## GIVEN INSTRUCTION
Among the lines of data below, reproduce only those from the one with "Generate a Python" through the one with "import plotly.graph_objects as go", exactly as they stand, both ends included.

## TASK DATA

+--

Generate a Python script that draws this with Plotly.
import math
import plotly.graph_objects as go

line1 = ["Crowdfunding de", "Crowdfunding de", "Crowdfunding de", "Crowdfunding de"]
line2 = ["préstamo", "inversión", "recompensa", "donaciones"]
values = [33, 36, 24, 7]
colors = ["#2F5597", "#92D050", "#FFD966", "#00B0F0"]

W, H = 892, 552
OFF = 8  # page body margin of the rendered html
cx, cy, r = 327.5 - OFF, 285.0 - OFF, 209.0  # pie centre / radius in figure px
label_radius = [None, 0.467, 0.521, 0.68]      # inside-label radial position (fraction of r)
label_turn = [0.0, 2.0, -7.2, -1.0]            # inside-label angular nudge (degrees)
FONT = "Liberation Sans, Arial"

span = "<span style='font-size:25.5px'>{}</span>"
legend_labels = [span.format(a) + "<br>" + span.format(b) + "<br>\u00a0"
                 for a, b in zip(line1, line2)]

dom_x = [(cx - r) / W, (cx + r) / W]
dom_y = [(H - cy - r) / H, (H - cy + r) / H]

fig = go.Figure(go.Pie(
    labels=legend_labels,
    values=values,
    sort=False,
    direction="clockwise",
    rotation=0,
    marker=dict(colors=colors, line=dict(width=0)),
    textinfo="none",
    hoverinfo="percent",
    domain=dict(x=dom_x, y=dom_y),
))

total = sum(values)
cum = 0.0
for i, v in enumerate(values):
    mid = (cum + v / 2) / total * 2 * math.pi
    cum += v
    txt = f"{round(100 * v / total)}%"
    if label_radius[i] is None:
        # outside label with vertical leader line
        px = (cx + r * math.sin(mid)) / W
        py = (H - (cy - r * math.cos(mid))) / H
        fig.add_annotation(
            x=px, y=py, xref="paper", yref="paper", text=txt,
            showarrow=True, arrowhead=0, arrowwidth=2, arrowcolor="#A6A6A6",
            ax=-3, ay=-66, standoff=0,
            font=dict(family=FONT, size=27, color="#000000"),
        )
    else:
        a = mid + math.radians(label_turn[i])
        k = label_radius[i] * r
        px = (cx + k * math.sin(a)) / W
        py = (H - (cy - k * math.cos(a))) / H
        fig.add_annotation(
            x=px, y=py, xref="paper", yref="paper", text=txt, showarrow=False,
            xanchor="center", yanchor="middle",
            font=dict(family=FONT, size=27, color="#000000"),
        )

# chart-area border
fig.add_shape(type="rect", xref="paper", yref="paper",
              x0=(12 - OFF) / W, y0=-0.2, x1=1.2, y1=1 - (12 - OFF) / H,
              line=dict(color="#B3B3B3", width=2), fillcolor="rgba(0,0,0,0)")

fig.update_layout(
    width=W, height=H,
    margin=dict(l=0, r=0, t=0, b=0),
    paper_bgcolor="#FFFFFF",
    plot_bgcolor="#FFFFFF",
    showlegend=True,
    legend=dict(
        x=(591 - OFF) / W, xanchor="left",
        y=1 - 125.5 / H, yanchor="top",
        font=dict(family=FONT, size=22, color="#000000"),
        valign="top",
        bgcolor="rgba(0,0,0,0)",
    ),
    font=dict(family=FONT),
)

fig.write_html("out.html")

+--

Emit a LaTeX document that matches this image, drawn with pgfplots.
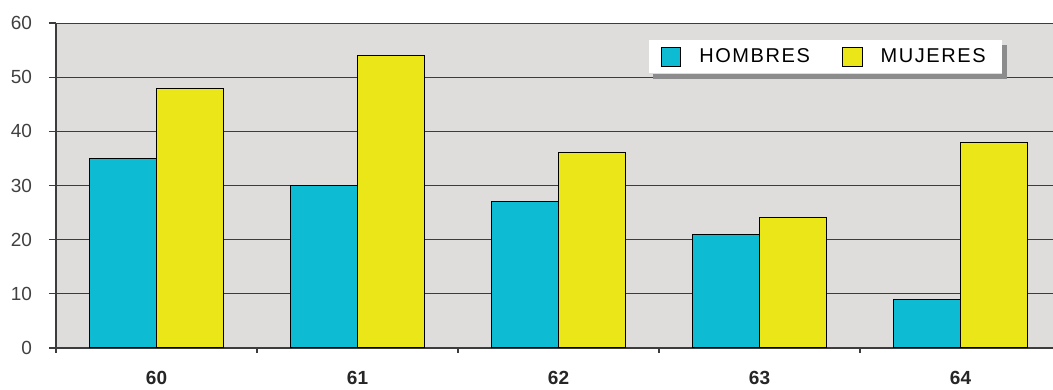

+--

## FULL ANSWER
Generate a Python script that draws this with Plotly.
import math
import plotly.graph_objects as go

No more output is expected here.